*Input for this task*
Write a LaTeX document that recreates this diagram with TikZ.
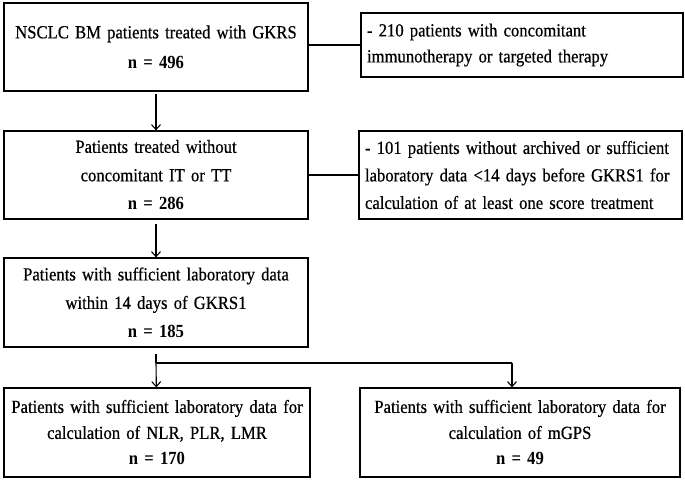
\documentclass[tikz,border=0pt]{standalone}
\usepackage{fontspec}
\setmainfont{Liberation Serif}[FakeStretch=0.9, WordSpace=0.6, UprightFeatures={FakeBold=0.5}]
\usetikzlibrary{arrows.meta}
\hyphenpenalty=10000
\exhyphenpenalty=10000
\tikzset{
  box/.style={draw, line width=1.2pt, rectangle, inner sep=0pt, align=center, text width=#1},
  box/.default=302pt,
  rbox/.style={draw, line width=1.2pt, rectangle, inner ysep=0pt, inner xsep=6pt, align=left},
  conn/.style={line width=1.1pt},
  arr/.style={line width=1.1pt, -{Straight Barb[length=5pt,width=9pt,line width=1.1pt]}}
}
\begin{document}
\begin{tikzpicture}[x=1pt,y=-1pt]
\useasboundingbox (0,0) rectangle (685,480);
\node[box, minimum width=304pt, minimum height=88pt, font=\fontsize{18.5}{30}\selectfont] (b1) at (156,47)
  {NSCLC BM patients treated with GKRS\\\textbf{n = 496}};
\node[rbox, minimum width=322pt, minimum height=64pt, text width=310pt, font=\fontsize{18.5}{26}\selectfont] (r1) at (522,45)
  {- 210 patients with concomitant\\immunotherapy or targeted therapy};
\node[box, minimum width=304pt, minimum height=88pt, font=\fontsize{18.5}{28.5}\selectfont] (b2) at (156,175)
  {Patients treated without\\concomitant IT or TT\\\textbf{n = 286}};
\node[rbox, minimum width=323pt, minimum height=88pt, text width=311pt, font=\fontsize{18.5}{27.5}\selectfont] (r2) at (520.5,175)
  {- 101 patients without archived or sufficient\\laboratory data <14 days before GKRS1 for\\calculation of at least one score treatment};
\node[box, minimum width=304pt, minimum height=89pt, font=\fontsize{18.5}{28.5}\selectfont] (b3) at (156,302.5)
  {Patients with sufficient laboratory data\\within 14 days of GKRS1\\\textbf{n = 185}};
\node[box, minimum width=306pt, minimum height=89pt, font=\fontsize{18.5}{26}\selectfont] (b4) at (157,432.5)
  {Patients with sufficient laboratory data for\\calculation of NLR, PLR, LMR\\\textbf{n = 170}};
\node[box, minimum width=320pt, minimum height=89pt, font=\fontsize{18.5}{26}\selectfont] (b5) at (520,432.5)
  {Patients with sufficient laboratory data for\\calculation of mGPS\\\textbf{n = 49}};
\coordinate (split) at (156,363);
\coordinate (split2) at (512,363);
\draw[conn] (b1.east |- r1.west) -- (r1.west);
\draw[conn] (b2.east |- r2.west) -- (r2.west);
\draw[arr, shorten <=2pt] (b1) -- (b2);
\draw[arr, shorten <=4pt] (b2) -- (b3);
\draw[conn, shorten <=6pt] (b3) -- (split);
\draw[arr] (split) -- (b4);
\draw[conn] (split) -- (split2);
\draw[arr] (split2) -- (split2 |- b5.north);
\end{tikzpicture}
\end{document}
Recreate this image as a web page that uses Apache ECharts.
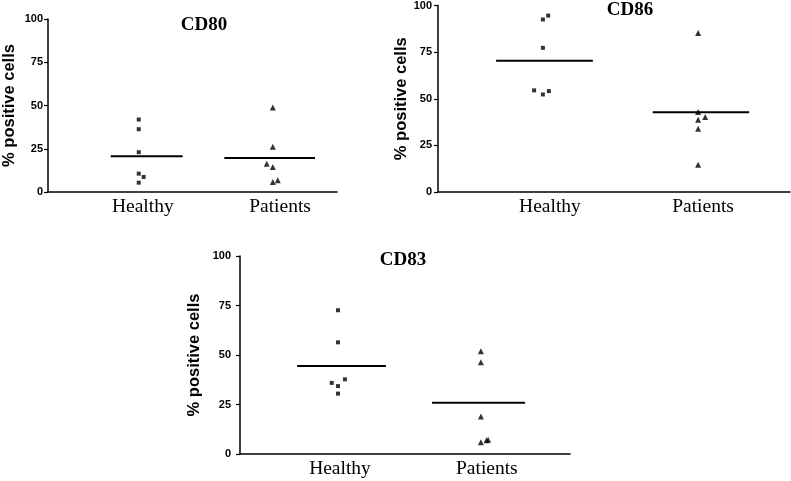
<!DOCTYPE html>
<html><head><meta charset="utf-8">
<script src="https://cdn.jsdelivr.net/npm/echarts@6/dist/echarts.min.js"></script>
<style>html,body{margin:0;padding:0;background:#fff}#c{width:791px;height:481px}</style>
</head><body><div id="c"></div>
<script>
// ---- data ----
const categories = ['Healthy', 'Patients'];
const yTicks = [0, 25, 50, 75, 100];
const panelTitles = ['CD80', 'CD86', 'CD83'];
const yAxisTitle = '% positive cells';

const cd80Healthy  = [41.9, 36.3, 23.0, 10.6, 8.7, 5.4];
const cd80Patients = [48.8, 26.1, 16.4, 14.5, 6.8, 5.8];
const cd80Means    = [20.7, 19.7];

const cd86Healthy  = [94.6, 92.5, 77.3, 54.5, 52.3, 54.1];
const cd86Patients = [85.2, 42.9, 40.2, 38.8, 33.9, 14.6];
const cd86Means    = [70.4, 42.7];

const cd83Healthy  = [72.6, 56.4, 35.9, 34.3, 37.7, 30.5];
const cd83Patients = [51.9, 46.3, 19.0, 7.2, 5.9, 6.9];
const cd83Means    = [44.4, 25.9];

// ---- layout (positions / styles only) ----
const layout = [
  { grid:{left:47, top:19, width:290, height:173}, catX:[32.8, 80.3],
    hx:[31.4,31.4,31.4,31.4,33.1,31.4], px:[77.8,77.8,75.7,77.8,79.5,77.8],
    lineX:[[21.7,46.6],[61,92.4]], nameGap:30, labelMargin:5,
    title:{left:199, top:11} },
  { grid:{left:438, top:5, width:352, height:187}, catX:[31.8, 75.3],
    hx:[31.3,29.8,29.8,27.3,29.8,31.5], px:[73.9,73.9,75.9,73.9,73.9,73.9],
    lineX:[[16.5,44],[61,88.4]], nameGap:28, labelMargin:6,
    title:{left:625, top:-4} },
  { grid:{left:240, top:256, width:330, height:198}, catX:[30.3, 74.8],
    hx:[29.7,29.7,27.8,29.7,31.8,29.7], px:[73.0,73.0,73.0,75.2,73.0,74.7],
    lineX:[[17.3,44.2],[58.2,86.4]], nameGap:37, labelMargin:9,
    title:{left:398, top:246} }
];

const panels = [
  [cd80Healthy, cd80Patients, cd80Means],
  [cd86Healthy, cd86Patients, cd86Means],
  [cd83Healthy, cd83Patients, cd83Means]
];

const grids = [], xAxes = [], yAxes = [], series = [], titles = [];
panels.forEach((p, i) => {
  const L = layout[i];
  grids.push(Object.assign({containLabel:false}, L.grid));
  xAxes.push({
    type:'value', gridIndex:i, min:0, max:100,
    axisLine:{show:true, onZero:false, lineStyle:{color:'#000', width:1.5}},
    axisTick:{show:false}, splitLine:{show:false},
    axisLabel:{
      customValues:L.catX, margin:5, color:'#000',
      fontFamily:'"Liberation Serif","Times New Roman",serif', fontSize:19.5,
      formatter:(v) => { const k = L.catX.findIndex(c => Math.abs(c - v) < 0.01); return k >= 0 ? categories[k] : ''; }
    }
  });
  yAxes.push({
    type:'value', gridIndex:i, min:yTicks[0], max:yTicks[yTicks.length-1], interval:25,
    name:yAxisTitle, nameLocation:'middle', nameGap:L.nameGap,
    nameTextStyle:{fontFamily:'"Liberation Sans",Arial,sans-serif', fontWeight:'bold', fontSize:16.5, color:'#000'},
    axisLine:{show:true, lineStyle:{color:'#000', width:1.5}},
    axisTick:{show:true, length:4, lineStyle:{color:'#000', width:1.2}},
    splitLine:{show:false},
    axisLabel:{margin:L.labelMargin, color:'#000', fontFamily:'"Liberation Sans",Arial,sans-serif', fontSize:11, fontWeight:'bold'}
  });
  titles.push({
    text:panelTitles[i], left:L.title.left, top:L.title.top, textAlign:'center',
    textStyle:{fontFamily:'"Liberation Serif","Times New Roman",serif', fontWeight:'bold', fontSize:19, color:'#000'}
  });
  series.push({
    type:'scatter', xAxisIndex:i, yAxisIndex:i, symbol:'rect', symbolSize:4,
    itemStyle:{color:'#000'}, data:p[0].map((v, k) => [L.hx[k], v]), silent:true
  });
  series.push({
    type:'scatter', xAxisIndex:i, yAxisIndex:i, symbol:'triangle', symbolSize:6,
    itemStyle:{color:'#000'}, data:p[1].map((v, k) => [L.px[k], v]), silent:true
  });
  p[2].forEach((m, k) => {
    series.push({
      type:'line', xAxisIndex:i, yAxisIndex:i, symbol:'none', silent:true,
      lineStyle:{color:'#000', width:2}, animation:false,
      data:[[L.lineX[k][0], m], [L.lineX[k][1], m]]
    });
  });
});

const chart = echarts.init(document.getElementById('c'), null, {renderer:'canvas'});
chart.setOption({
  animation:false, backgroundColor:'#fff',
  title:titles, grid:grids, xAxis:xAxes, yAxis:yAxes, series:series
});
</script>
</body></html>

*Your goal*
Collect the complete line wherever the string "that" appears in the records.

*Output for this exercise*
Write a LaTeX document that recreates this diagram with TikZ.
Recreate this image as a web page that uses Apache ECharts.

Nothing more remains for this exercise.